Miyazaki’s move from fantasy into horror with Bloodborne is interesting, but so too is the way – in an industry in which auteurs often cling to bankable franchises – he chose to develop an entirely new and unfamiliar game. It’s all the more notable considering that, even though Miyazaki is now the studio’s president, he’s still obsessively hands-on.

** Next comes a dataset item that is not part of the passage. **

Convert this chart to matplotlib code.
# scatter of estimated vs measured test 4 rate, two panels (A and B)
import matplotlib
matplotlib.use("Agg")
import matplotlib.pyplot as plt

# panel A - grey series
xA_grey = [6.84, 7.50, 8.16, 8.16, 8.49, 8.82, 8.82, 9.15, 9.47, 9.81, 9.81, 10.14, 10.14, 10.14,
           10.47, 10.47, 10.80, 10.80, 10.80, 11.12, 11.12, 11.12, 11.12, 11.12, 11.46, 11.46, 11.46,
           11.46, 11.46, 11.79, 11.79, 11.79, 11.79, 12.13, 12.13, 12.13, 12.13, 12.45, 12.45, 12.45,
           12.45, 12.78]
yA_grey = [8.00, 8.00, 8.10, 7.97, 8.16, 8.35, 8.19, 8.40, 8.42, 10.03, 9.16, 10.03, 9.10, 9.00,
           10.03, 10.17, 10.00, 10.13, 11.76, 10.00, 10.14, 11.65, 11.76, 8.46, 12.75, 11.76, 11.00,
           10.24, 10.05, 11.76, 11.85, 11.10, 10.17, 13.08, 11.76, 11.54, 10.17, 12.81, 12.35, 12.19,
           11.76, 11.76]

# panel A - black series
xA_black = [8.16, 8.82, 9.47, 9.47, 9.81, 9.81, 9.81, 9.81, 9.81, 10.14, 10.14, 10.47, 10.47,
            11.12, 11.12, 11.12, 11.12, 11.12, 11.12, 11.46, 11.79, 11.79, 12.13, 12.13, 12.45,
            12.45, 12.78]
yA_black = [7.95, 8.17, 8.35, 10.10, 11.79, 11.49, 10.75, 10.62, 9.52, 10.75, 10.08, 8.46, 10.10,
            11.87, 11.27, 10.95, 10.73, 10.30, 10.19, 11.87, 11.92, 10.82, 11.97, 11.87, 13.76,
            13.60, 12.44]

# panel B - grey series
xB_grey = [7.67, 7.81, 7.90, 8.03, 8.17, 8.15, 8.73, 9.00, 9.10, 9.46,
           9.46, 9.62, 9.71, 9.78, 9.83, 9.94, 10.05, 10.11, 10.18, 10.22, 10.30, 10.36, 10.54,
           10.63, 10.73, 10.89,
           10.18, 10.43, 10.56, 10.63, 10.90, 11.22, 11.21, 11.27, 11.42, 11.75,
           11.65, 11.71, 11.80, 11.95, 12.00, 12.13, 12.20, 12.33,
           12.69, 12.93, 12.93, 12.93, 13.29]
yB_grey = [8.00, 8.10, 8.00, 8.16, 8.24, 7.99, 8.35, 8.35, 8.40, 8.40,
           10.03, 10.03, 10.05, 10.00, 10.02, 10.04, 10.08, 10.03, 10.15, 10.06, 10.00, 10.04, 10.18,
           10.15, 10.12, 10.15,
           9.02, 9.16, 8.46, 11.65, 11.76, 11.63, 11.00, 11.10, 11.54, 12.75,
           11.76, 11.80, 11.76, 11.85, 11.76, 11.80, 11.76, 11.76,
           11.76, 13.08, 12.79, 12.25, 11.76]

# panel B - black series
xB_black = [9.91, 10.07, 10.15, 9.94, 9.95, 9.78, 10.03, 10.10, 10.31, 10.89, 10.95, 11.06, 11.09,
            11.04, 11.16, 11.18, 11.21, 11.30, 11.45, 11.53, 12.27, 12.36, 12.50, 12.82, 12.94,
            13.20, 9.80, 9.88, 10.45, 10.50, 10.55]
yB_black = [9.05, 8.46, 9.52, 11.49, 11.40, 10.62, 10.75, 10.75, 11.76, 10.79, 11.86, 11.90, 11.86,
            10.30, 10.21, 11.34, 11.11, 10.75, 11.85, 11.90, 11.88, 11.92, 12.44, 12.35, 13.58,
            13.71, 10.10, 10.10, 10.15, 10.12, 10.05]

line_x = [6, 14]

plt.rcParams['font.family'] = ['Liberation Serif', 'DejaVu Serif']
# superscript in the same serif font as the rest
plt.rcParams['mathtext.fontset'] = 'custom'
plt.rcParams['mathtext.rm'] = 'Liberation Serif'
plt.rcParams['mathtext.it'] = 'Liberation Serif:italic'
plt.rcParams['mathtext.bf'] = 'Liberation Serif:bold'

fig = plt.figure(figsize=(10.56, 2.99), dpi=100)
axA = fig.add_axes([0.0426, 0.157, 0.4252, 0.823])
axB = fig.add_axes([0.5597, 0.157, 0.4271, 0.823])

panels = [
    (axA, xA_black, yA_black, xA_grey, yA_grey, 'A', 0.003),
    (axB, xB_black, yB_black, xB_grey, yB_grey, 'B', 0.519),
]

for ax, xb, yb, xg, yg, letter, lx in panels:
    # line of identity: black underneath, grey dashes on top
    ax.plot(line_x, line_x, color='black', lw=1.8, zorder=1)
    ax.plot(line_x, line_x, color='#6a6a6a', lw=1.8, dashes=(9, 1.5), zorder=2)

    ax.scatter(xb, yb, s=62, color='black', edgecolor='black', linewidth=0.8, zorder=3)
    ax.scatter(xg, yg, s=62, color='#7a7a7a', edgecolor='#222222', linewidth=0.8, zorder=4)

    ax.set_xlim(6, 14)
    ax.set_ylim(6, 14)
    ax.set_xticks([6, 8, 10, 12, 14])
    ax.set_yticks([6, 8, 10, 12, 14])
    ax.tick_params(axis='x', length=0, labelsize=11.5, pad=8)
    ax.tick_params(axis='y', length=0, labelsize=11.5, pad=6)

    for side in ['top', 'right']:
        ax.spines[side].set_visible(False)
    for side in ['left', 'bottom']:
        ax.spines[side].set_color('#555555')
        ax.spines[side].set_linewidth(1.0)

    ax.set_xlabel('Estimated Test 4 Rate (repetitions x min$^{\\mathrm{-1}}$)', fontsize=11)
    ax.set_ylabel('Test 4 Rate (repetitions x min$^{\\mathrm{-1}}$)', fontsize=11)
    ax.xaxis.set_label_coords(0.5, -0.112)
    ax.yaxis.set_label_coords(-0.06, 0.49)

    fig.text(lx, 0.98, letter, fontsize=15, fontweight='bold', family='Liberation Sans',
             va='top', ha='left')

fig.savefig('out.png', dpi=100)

His position has, in fact, brought unexpected benefits. “I’ve been to places I wouldn’t have visited before,” he says. “I get to see different things, which is important. It gives me new experiences to draw from.” In researching the architecture of Bloodborne, Miyazaki and the team visited Romania and the Czech Republic, drinking in their gothic grandeur. But he’s taken inspiration from closer to home, too. “Now I’m president,” he says, “I get to meet a lot of other company presidents. They’re such weird people. I’m fascinated by them.” With a smile, he adds: “I use some of them as enemy characters in our games.”

  • This article was amended on 17 April 2015. It had referred to Miyazaki taking an 80% drop in salary from his career change. This was the result of a mistranslation; the speaker did not specify a precise figure.